As housing continues to become more scarce in Denver, city officials have come together to decide on proposals about the number of people (un-related) are allowed to live in a single-family dwelling. Following a developing story from the Denverite, Donna Bryson gives key points about a policy change for one of Denver’s more challenging problems.
Current Regulations on Single-Family Homes
As of right now, city code and regulations state that a single-family home can only have up to 2 non-related persons to legally claim as a primary residence. Originally, this code has been in place to protect neighborhoods from over-saturation. The general point of this regulation is to have certain types of housing be controlled and directed out of dedicated single-family neighborhoods. Housing types such as half-way houses, shelters, and illegal converted multi-family dwellings – have been under strict control to preserve Denver neighborhoods. The regulations were created to target these pain points during that time, however, as the housing crisis continues and prices of renting/owning increase; Denver has had to rethink how to better address affordable housing.

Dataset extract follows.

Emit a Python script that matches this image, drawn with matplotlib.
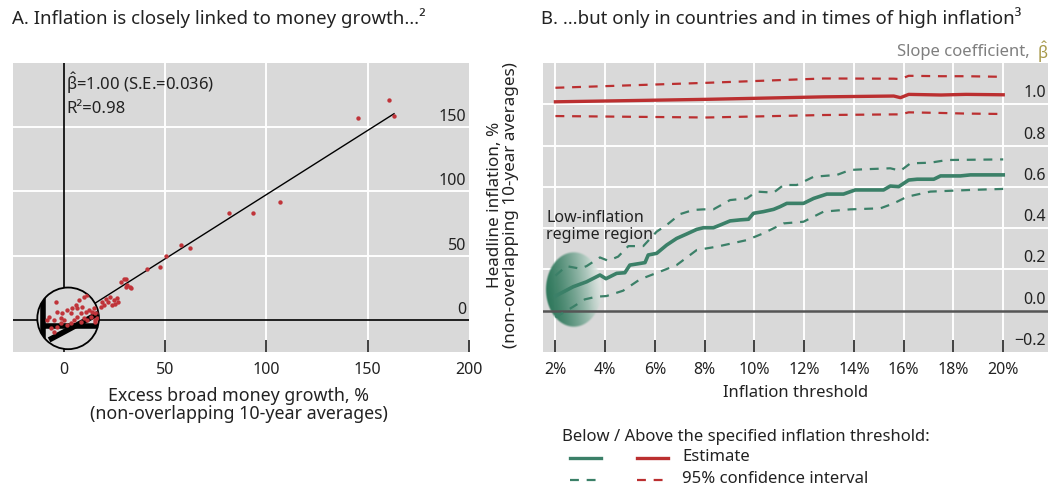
import numpy as np
import matplotlib
matplotlib.use("Agg")
import matplotlib.pyplot as plt
from matplotlib.patches import Ellipse
from matplotlib.lines import Line2D
import matplotlib.transforms as mtransforms

plt.rcParams['font.family'] = ['Noto Sans', 'DejaVu Sans']
plt.rcParams['mathtext.fontset'] = 'custom'
plt.rcParams['mathtext.rm'] = 'Noto Sans'
plt.rcParams['mathtext.it'] = 'Noto Sans'
plt.rcParams['mathtext.bf'] = 'Noto Sans:bold'

# ---------------- Data: Panel A ----------------
money_growth = [145.2, 160.4, 162.9, 106.7, 93.6, 81.8, 58.0, 62.4, 50.3, 47.7, 41.1,
                29.6, 31.0, 28.5, 31.0, 33.3, 31.3, 32.9, 23.1, 24.6, 26.4, 22.1, 27.0,
                23.9, 19.0, 19.7, 18.2, 25.5, 21.0]
headline_inflation = [157.3, 171.1, 158.4, 92.0, 83.5, 83.0, 58.3, 56.2, 49.8, 41.5, 39.7,
                      31.6, 32.0, 29.8, 25.4, 24.6, 27.2, 25.9, 18.1, 15.6, 17.1, 14.2, 14.2,
                      11.7, 14.2, 11.7, 10.3, 12.0, 16.5]
# magnified low-inflation observations (shown inside the circle)
money_growth_low = [-3.9, -3.1, -7.2, -8.0, -4.8, -1.5, -0.6, 1.8, 3.4, 4.3, 5.9, 9.2, 10.0,
                    11.7, 8.4, 10.8, 12.4, 14.1, 14.9, 15.7, 13.3, 11.7, 10.0, 6.7, 5.1, 3.4,
                    1.8, -1.5, -3.1, -6.4, -4.8, 15.7, 16.6, 17.4, 6.7, 0.2, 7.5, 8.4, 15.7]
headline_inflation_low = [14.2, 6.5, 2.6, 0.0, 0.0, 1.3, 5.2, 7.8, 5.2, 9.1, 11.7, 10.4, 18.1,
                          19.4, 5.2, 6.5, 7.8, 6.5, 9.1, 5.2, 2.6, 0.0, 1.3, 2.6, 0.0, -2.6,
                          -3.9, -2.6, -5.2, -6.5, -9.1, -1.3, 1.3, 6.5, 9.1, 0.0, 15.6, -1.3, 0.0]
fit_slope = 1.00
fit_intercept = -2.5
fit_x_range = [15.0, 163.0]
a_xticks = [0, 50, 100, 150, 200]
a_yticks = [0, 50, 100, 150]

# ---------------- Data: Panel B ----------------
thr_est_below = [2, 2.71, 3.25, 3.79, 4.03, 4.46, 4.79, 4.99, 5.4, 5.6, 5.73, 6.07, 6.47, 6.87,
                 7.28, 7.68, 7.95, 8.35, 8.62, 9.02, 9.42, 9.76, 9.96, 10.36, 10.77, 11.03,
                 11.3, 11.97, 12.38, 12.91, 13.58, 14.05, 15.19, 15.46, 15.8, 16.2, 16.54,
                 17.21, 17.48, 18.28, 18.68, 20]
est_below = [0.071, 0.116, 0.14, 0.173, 0.155, 0.181, 0.184, 0.221, 0.229, 0.233, 0.27, 0.278,
             0.318, 0.35, 0.372, 0.394, 0.402, 0.402, 0.415, 0.435, 0.44, 0.443, 0.472, 0.48,
             0.491, 0.504, 0.52, 0.52, 0.544, 0.565, 0.565, 0.585, 0.585, 0.604, 0.601, 0.633,
             0.637, 0.637, 0.653, 0.653, 0.658, 0.658]
thr_up_below = [2, 2.44, 2.98, 3.25, 3.79, 4.12, 4.52, 4.93, 5.53, 6.07, 6.47, 7.01, 7.54, 7.95,
                8.35, 9.02, 9.69, 10.09, 10.77, 11.17, 11.7, 12.38, 13.32, 13.85, 14.39, 15.46,
                15.87, 16.27, 17.07, 17.74, 20]
ci_up_below = [0.17, 0.216, 0.204, 0.216, 0.258, 0.242, 0.262, 0.313, 0.313, 0.383, 0.415,
               0.468, 0.488, 0.491, 0.491, 0.536, 0.544, 0.577, 0.572, 0.609, 0.609, 0.649,
               0.658, 0.682, 0.685, 0.69, 0.678, 0.714, 0.717, 0.73, 0.733]
thr_lo_below = [2, 2.71, 3.18, 3.65, 4.05, 4.72, 5.4, 6.2, 6.87, 7.68, 8.48, 9.69, 10.36, 11.17,
                11.97, 12.78, 13.85, 15.06, 15.6, 16.13, 17.07, 18.68, 20]
ci_lo_below = [-0.032, 0.019, 0.055, 0.068, 0.071, 0.097, 0.152, 0.189, 0.221, 0.294, 0.31,
               0.342, 0.375, 0.423, 0.431, 0.48, 0.491, 0.496, 0.52, 0.552, 0.577, 0.585, 0.59]

thr_above = [2, 8.08, 12.78, 15.6, 15.87, 16.2, 17.5, 18.5, 20]
est_above = [1.012, 1.024, 1.036, 1.040, 1.032, 1.048, 1.045, 1.048, 1.046]
ci_up_above = [1.080, 1.104, 1.125, 1.124, 1.122, 1.138, 1.136, 1.136, 1.133]
ci_lo_above = [0.943, 0.936, 0.948, 0.951, 0.951, 0.961, 0.958, 0.955, 0.953]
b_xticks = [2, 4, 6, 8, 10, 12, 14, 16, 18, 20]
b_xlabels = [f"{v}%" for v in b_xticks]
b_yticks = [-0.2, 0.0, 0.2, 0.4, 0.6, 0.8, 1.0]

# ---------------- Styles ----------------
BG = '#d9d9d9'
GREEN = '#3b8068'
RED = '#bb2f30'
DOT = '#c0343a'
TXT = '#222222'
FS = 12
FT = 11.5
FTITLE = 13.4

fig = plt.figure(figsize=(10.5, 4.88), dpi=100)

# ================= Panel A =================
axA = fig.add_axes([13/1050, 1-352/488, 456/1050, 289/488])
axA.set_facecolor(BG)
for s in axA.spines.values():
    s.set_visible(False)
axA.set_xlim(-25, 200)
axA.set_ylim(-25, 200)
axA.set_xticks(a_xticks)
axA.set_xticklabels([str(v) for v in a_xticks], fontsize=FT, color=TXT)
axA.tick_params(axis='x', direction='in', length=9, width=1.3, color='#333333', pad=7)
axA.set_yticks([])
for v in [50, 100, 150]:
    axA.axvline(v, color='white', lw=1.4, zorder=0.5)
    axA.axhline(v, color='white', lw=1.4, zorder=0.5)
axA.axhline(0, color='black', lw=1.2, zorder=1)
axA.axvline(0, color='black', lw=1.2, zorder=1)

tr_lab = mtransforms.blended_transform_factory(axA.transAxes, axA.transData)
off = mtransforms.ScaledTranslation(0, 10/100, fig.dpi_scale_trans)
for v in a_yticks:
    axA.text(0.994, v, str(v), transform=tr_lab + off, ha='right', va='center',
             fontsize=FT, color=TXT)

fx = np.array(fit_x_range)
axA.plot(fx, fit_intercept + fit_slope*fx, color='black', lw=1.0, zorder=2)
axA.scatter(money_growth, headline_inflation, s=10, color=DOT, zorder=3, linewidths=0)

circ = Ellipse((2.2, 1.2), 2*15.2, 2*24.0, facecolor=BG, edgecolor='black', lw=1.3, zorder=4)
axA.add_patch(circ)
clip = Ellipse((2.2, 1.2), 2*15.2, 2*24.0, transform=axA.transData)
for (xs, ys) in [([-10.3, -10.3], [-30, 30]), ([-10.3, 20], [-4.7, -4.7]),
                 ([-7.2, 17.4], [-15.6, 5.2])]:
    ln, = axA.plot(xs, ys, color='black', lw=4, zorder=5, solid_capstyle='butt')
    ln.set_clip_path(clip)
sc = axA.scatter(money_growth_low, headline_inflation_low, s=10, color=DOT, zorder=6, linewidths=0)
sc.set_clip_path(clip)

axA.text(0.116, 0.931, r'$\hat{\mathrm{\beta}}$=1.00 (S.E.=0.036)', transform=axA.transAxes,
         ha='left', va='center', fontsize=FS, color=TXT)
axA.text(0.116, 0.841, 'R²=0.98', transform=axA.transAxes, ha='left', va='center',
         fontsize=FS, color=TXT)

fig.text(239/1050, 1-405/488, 'Excess broad money growth, %\n(non-overlapping 10-year averages)',
         ha='center', va='center', fontsize=12.8, color=TXT, linespacing=1.05)
fig.text(503/1050, 1-205/488, 'Headline inflation, %\n(non-overlapping 10-year averages)',
         ha='center', va='center', rotation=90, fontsize=12.3, color=TXT, linespacing=1.05,
         multialignment='center')
fig.text(12/1050, 1-18/488, 'A. Inflation is closely linked to money growth…²',
         ha='left', va='center', fontsize=FTITLE, color=TXT)

# ================= Panel B =================
axB = fig.add_axes([543/1050, 1-352/488, 505/1050, 289/488])
axB.set_facecolor(BG)
for s in axB.spines.values():
    s.set_visible(False)
axB.set_xlim(1.5, 21.8)
axB.set_ylim(-0.2, 1.2)
axB.set_xticks(b_xticks)
axB.set_xticklabels(b_xlabels, fontsize=FT, color=TXT)
axB.tick_params(axis='x', direction='in', length=9, width=1.3, color='#333333', pad=7)
axB.set_yticks([])
for v in b_xticks:
    axB.axvline(v, color='white', lw=1.4, zorder=0.5)
for v in [0.2, 0.4, 0.6, 0.8, 1.0]:
    axB.axhline(v, color='white', lw=1.4, zorder=0.5)

trB = mtransforms.blended_transform_factory(axB.transAxes, axB.transData)
offB = mtransforms.ScaledTranslation(0, 11/100, fig.dpi_scale_trans)
for v in b_yticks:
    lab = f"{v:.1f}".replace('-', '\u2212')
    axB.text(0.996, v, lab, transform=trB + offB, ha='right', va='center', fontsize=FT, color=TXT)

# low-inflation regime shading (radial gradient ellipse)
ecx, ecy, ew, eh = 2.72, 0.10, 2.3, 0.37
nx, ny = 200, 200
u = np.linspace(-1, 1, nx)
v = np.linspace(-1, 1, ny)
U, V = np.meshgrid(u, v)
R = np.sqrt(U**2 + V**2)
tt = np.clip((U + 1) / 2 + 0.10 * V, 0, 1)
g = np.array(matplotlib.colors.to_rgb('#2a7558'))
w = np.array([0.91, 0.93, 0.92])
mix = tt**1.4
rgba = np.zeros((ny, nx, 4))
for k in range(3):
    rgba[..., k] = g[k]*(1-mix) + w[k]*mix
edge = np.clip((1.0 - R) / 0.06, 0, 1)
rgba[..., 3] = edge * (0.97 - 0.40*np.clip((U-0.5)/0.5, 0, 1))
axB.imshow(rgba, extent=[ecx-ew/2, ecx+ew/2, ecy-eh/2, ecy+eh/2], origin='lower',
           aspect='auto', zorder=1.5, interpolation='bilinear')
axB.set_xlim(1.5, 21.8)
axB.set_ylim(-0.2, 1.2)

axB.axhline(0, color='#555555', lw=1.8, zorder=2)

dash = (4, 3.5)
axB.plot(thr_above, est_above, color=RED, lw=2.4, zorder=3)
axB.plot(thr_above, ci_up_above, color=RED, lw=1.6, dashes=dash, zorder=3)
axB.plot(thr_above, ci_lo_above, color=RED, lw=1.6, dashes=dash, zorder=3)
axB.plot(thr_est_below, est_below, color=GREEN, lw=2.6, zorder=3)
axB.plot(thr_up_below, ci_up_below, color=GREEN, lw=1.6, dashes=dash, zorder=3)
axB.plot(thr_lo_below, ci_lo_below, color=GREEN, lw=1.6, dashes=dash, zorder=3)

axB.text(0.006, 0.434, 'Low-inflation\nregime region', transform=axB.transAxes, ha='left',
         va='center', fontsize=11.5, color=TXT, linespacing=1.15, zorder=4)

fig.text(0.998, 1-52/488, r'Slope coefficient, ', ha='right', va='center', fontsize=FS,
         color='#7f7f7f')
t2 = fig.text(0.998, 1-52/488, r'$\hat{\mathrm{\beta}}$', ha='right', va='center',
              fontsize=FS, color='#a89a4c')
fig.canvas.draw()
bb = t2.get_window_extent()
fig.texts[-2].set_position((bb.x0/1050 - 0.002, 1-52/488))

fig.text(796/1050, 1-393/488, 'Inflation threshold', ha='center', va='center', fontsize=FS,
         color=TXT)
fig.text(541/1050, 1-18/488, 'B. …but only in countries and in times of high inflation³',
         ha='left', va='center', fontsize=FTITLE, color=TXT)

# legend
fig.text(562/1050, 1-437/488, 'Below / Above the specified inflation threshold:', ha='left',
         va='center', fontsize=FS, color=TXT)
for (x0, x1, y, c, st) in [(570, 601, 458, GREEN, 'solid'), (637, 668, 458, RED, 'solid'),
                           (570, 601, 480, GREEN, 'dash'), (637, 668, 480, RED, 'dash')]:
    kw = dict(lw=2.4) if st == 'solid' else dict(lw=1.6, dashes=dash)
    fig.add_artist(Line2D([x0/1050, x1/1050], [1-y/488, 1-y/488], color=c, **kw))
fig.text(682/1050, 1-457/488, 'Estimate', ha='left', va='center', fontsize=FS, color=TXT)
fig.text(682/1050, 1-479/488, '95% confidence interval', ha='left', va='center', fontsize=FS,
         color=TXT)

fig.savefig('out.png', dpi=100)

Progressive Policies Aims to Change Unintended Outcome
Because Denver single-family currently are disallowing multiple persons to stay in a single-family home has made the housing crisis that much more difficult – even more, challenging to uphold current laws. With the housing shortage, a variety of issues has risen up regarding density, transportation, and neighborhood stability. The new regulations proposed by city officials hope to create more housing for those who are moderate-to-low income families. This move also intends to help the affected demographics who have suffered since reforming after prisons, half-way houses, and shelters – in order to quash 20th-century assumptions about racism and classism being supported in Denver’s laws.
With recent issues with the rollback of the Slot-home initiative, density-focused multi-family units have been scarce in development. This ultimately has placed burden towards the existing multi-family and single-family homes to house the rising populace. Single-family homeowners are also struggling with rising costs for neighborhoods which are becoming a premium out their scarcity. Some homeowners and neighborhoods have even sought to rezone their lots to allow building ADU and additions – a solution that can help both sides.
The outcome for Denver Single-Family Home Capacity
Following a two-year research study and a debate by the advisory committee, city planning officials originally suggested increasing the number of people (unrelated) in a single-family home in Denver from 2 to 8. However, that suggested number has been revised which has dropped it down to 5 total unrelated persons. Finally, the Land Use, Transportation in Infrastructure Committee will debate a final proposal this coming Dec. 22nd and have the full City Council vote on the changes around Early 2021. City Planner, Andrew Webb states, “We’re looking for a more equitable approach,”.